■ Instructions to follow ■
Find each line with the word "this" and copy it.

Rows from a dataset of charts and code
# # #

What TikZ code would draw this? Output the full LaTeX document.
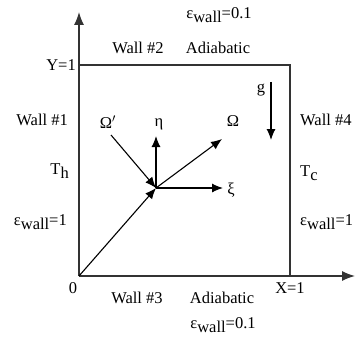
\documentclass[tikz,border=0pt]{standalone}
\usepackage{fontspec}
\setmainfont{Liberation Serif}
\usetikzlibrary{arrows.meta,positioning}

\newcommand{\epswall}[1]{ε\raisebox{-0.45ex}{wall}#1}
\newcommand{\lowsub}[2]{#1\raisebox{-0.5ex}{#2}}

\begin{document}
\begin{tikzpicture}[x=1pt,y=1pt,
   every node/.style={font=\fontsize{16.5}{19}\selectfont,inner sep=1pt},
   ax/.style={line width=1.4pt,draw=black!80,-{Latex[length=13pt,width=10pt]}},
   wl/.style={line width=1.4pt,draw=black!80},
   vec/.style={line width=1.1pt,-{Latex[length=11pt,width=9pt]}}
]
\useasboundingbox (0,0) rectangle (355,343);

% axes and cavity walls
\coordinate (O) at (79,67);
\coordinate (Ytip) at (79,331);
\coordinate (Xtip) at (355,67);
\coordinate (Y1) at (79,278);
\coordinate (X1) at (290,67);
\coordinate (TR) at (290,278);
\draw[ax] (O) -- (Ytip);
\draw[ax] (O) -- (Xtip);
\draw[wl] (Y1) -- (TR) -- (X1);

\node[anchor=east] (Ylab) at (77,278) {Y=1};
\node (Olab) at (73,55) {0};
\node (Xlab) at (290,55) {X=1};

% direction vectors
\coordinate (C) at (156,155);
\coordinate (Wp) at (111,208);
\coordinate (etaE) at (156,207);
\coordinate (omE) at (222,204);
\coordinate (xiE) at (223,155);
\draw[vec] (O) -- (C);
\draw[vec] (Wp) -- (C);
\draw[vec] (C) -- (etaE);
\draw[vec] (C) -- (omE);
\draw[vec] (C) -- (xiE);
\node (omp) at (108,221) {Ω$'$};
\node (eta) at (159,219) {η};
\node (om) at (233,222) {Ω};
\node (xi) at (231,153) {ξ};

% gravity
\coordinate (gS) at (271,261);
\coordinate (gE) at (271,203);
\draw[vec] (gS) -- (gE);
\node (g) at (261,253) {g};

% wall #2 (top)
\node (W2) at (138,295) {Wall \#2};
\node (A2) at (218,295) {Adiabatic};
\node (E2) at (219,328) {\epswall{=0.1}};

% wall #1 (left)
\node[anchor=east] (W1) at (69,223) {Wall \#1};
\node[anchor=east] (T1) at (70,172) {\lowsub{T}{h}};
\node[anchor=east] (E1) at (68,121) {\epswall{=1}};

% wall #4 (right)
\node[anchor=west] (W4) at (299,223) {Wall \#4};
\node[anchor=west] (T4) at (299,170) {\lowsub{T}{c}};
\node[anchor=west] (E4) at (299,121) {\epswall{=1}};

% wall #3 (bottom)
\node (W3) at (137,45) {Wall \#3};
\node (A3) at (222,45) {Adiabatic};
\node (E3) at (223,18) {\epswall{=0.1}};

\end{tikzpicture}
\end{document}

# # #

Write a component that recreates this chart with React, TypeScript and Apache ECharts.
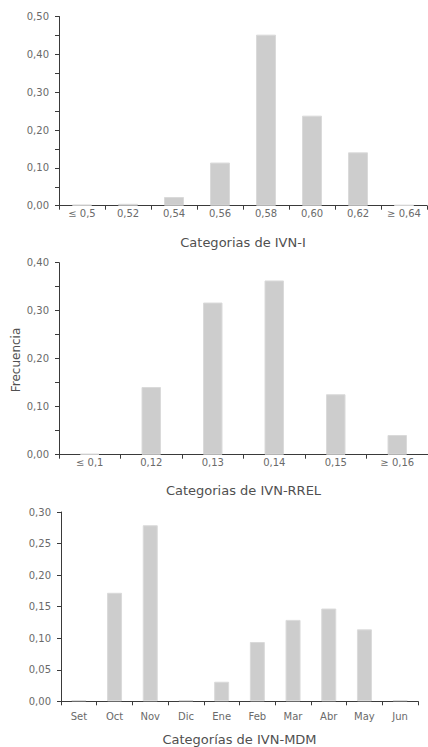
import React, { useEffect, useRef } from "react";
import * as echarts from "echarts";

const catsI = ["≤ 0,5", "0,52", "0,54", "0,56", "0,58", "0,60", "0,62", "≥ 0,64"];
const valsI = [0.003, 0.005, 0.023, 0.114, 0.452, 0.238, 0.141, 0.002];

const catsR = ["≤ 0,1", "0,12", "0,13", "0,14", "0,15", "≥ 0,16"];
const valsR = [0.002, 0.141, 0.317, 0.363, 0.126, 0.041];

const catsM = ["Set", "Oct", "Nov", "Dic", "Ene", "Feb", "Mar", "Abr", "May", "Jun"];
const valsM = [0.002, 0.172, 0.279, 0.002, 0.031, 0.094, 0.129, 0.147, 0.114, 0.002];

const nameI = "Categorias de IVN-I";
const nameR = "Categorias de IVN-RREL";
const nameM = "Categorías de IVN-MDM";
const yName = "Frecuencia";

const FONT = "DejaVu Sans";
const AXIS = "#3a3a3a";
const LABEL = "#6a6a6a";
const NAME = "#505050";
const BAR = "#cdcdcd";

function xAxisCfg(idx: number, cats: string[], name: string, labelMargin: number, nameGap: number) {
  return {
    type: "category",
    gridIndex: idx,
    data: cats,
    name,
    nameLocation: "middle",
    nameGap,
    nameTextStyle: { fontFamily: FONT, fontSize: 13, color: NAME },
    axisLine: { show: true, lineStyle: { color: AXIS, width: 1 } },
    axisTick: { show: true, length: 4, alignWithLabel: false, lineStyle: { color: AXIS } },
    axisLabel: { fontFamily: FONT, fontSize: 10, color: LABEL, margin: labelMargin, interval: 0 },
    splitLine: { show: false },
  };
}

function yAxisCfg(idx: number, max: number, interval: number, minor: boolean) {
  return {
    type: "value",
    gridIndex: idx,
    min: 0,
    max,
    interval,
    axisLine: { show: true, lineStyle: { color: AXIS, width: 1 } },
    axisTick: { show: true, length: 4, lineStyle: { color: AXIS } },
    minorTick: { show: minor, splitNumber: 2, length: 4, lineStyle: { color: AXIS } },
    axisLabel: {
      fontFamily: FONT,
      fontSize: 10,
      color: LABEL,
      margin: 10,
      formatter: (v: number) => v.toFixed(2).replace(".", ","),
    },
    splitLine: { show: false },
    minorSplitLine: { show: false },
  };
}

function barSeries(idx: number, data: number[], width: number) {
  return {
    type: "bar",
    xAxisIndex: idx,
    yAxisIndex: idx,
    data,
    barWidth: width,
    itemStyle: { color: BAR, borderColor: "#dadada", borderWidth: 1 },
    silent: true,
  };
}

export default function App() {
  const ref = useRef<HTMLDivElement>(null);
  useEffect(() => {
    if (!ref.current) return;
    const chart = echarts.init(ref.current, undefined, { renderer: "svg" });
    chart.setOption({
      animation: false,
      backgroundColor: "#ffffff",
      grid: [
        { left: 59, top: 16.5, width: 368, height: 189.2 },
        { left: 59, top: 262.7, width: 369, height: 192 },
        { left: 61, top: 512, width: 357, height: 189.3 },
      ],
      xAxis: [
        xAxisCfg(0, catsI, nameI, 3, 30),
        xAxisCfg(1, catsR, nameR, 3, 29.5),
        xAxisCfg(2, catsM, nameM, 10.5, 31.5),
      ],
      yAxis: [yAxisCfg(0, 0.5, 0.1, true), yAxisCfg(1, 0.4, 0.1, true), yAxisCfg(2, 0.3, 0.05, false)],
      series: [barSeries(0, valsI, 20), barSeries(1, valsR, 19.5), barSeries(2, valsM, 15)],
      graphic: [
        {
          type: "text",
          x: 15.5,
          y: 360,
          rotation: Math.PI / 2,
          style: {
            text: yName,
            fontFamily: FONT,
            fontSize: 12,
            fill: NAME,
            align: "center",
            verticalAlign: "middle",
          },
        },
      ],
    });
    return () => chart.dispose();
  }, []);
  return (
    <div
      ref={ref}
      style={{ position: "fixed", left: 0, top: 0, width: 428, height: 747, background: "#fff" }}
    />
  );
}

# # #

■ Reply to the exercise ■
What TikZ code would draw this? Output the full LaTeX document.
Write a component that recreates this chart with React, TypeScript and Apache ECharts.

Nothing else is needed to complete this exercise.